Three Days To KillFollowing on from the likes of Taken and The Expatriate, comes yet another European City-set thriller, whereby a rogue, middle-aged man roams the streets, killing villains and protecting his feisty, teenage daughter. This time it’s McG’s turn, bringing Luc Besson and Adi Hasak’s screenplay to the big screen. While it’s certainly refreshing to see action roles written for the older, more experienced actor – it’s just a shame that, sadly, the roles aren’t particularly good.

Kevin Costner plays Ethan Renner (a part that you wouldn’t be surprised to hear Liam Neeson had turned down) – a terminally ill CIA agent, assigned to one final mission by Vivi Delay (Amber Heard), to take down notorious, elusive terrorist ‘The Wolf’. Ethan’s payment, in this instance, is life – as he’s given a special, experimental drug that could potentially keep him alive, which would allow him the chance to reconnect with his estranged daughter Zooey (Hailee Steinfeld), who he is attempting to shield from his shady, violent vocation.
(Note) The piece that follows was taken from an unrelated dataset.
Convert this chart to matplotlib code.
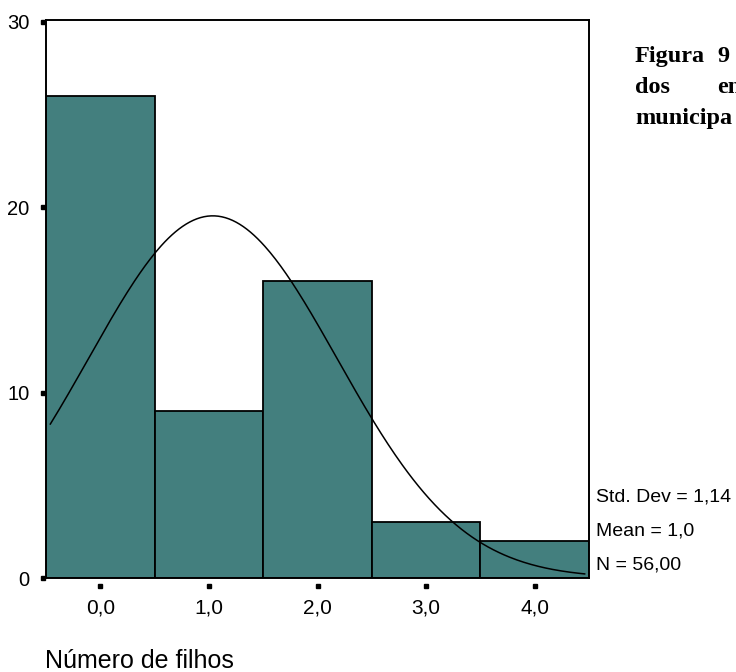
import numpy as np
import matplotlib
matplotlib.use("Agg")
import matplotlib.pyplot as plt
from matplotlib.transforms import blended_transform_factory, ScaledTranslation

# Data
values = [0, 1, 2, 3, 4]
counts = [26, 9, 16, 3, 2]
x_tick_labels = ["0,0", "1,0", "2,0", "3,0", "4,0"]
y_ticks = [0, 10, 20, 30]
y_tick_labels = ["0", "10", "20", "30"]
stats_lines = ["Std. Dev = 1,14", "Mean = 1,0", "N = 56,00"]
caption_words = [("Figura", 635, 62), ("9", 717, 62), ("dos", 635, 93), ("en", 717, 93),
                 ("municipa", 635, 124)]
x_label = "Número de filhos"

W, H = 736, 672
DPI = 100
fig = plt.figure(figsize=(W / DPI, H / DPI), dpi=DPI)
plt.rcParams['font.family'] = ['Liberation Sans', 'DejaVu Sans']

def px(x, y):
    return x / W, 1 - y / H

left, right, top, bottom = 46, 589, 20, 578
ax = fig.add_axes([left / W, 1 - bottom / H, (right - left) / W, (bottom - top) / H])

bar_color = "#437f7e"
ax.bar(values, counts, width=1.0, color=bar_color, edgecolor="black", linewidth=1.3, zorder=2)

# Fitted normal curve (from the data)
v = np.array(values, dtype=float)
c = np.array(counts, dtype=float)
n = c.sum()
mean = (v * c).sum() / n
sd = np.sqrt(((v - mean) ** 2 * c).sum() / (n - 1))
xs = np.linspace(-0.46, 4.46, 300)
ys = n * 1.0 * np.exp(-0.5 * ((xs - mean) / sd) ** 2) / (sd * np.sqrt(2 * np.pi))
ax.plot(xs, ys, color="black", linewidth=1.1, zorder=3)

ax.set_xlim(-0.5, 4.5)
ax.set_ylim(0, 30.1)
for s in ax.spines.values():
    s.set_linewidth(1.4)
    s.set_color("black")
    s.set_zorder(4)

ax.set_xticks(values)
ax.set_xticklabels(x_tick_labels)
ax.set_yticks(y_ticks)
ax.set_yticklabels(y_tick_labels)
ax.tick_params(axis="x", length=0, pad=15, labelsize=15)
ax.tick_params(axis="y", length=0, pad=12, labelsize=14.5)

# Square tick marks detached from the axis
ty = blended_transform_factory(ax.transAxes, ax.transData) + ScaledTranslation(-3 / DPI, 0, fig.dpi_scale_trans)
ax.plot([0] * len(y_ticks), y_ticks, linestyle="none", marker="s", markersize=3,
        color="black", transform=ty, clip_on=False)
tx = blended_transform_factory(ax.transData, ax.transAxes) + ScaledTranslation(0, -8 / DPI, fig.dpi_scale_trans)
ax.plot(values, [0] * len(values), linestyle="none", marker="s", markersize=3,
        color="black", transform=tx, clip_on=False)

# Stats text
for i, t in enumerate(stats_lines):
    fig.text(*px(596, 502 + 34 * i), t, fontsize=14, va="baseline", ha="left")

# X label
fig.text(*px(45, 668), x_label, fontsize=18, va="baseline", ha="left")

# Caption (justified text, clipped at right edge as in the source)
serif = dict(family=["Liberation Serif", "DejaVu Serif"], fontweight="bold", fontsize=17.5,
             va="baseline", ha="left")
for word, x, y in caption_words:
    fig.text(*px(x, y), word, **serif)

fig.savefig("out.png", dpi=DPI)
Though there is a lot of contrived banter in this movie, which keeps the film ticking along at a fast pace, the tone becomes increasingly difficult to judge. At it’s core, this is an unrelenting thriller, and yet there are a handful of overtly comedic sequences, which ultimately seek in devaluing the more severe, implicative moments. The rest of the time, we have an unoriginal, generic piece, and it becomes apparent within a mere matter of seconds that we’re unlikely to deviate away from such conventionality.

Surprisingly, the additional layer to the narrative concerning the father-daughter relationship is well-judged, and one of the more compelling aspects to the piece. It’s helped along by the wonderful Steinfeld, that manages to play a teenage daughter with such brilliant conviction and subtlety, taking what could otherwise be a completely superfluous sub-story, and making it rather engaging. In fact, and in spite of the more playful tendencies, the more intimate, human traits prevent this film from being a complete disaster, as Ethan remains a vulnerable protagonist, enhancing the empathetic nature of the film. His illness works two ways however, as not only does it make him appear more fragile, but it also adds to his brutality and fearfulness, as he has absolutely nothing to lose.

Ultimately, however, this feature is far too generic and cliched, and offers very little we haven’t seen before. It may take our protagonist 3 Days to Kill, but regrettably, it takes even less time to have forgotten all about this particular piece of cinema.